2. Черемисин Д.В., Октябрьская И.В.
Современные наскальные рисунки на стыке традиций // Интеграция археологических
и этнографических исследований. Ч.2. – Новосибирск–Омск, 1996. – С.44–47.
3. Кызласов И.Л. Гора–прародительница в
фольклоре хакасов // СЭ, 1982, № 2.
4. Цит. по: Дэвлет М.А. Петроглифы
Енисея. – М., 1996. – С.140.
5. Цит. по: Кызласов Л.Р., Леонтьев Н.В.
Народные рисунки хакасов. – М., 1980. – С.70.
6. Там же. – С.67.
7. Об “иноговорении” см.: Традиционное
мировоззрение тюрков Южной Сибири.

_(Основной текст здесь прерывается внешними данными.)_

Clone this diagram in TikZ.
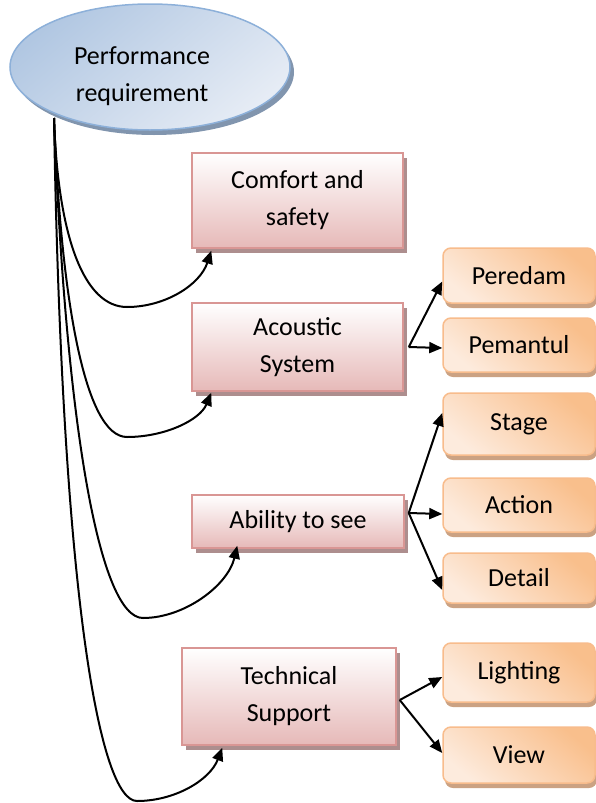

Знак и ритуал. – Новосибирск, 1990. –
С.156–160.
8. Потапов Л.П. Очерки по истории
Шории. – М.–Л., 1936. – С.28.
9. Мечковская Н.Б. Социальная
лингвистика. – М., 1996. – С.72–75.
10. Вамбери Г. Первобытная культура
тюрко–татарских народов // Зап. ЗСОРГО. Вып.6. – 1884. – С.27.
11. Просвиркина С.К. Дневники. Архив
ТГОИАМ, тетрадь № 2. – 1914. – С.25.
12. См. характеристики обитателей иного мира: Традиционное
мировоззрение тюрков южной Сибири. Пространство и время. Вещный мир. –
Новосибирск, 1988. – С.86–89.
13. Мартынов А.И. Средневековые сцены
охоты на плитах Бичикту–Бома // Военное дело и средневековая археология Азии. –
Кемерово, 1995. – С.179.
14. Дэвлет М.А. Петроглифы на кочевой
тропе. – М., 1982. – С.115, 118.
15. Потапов Л.П. Очерки по истории
Шории. – С.138.
16. Чудояков А.И. Этюды шорского эпоса.
– Кемерово, 1995. – С.58–64, 134–141.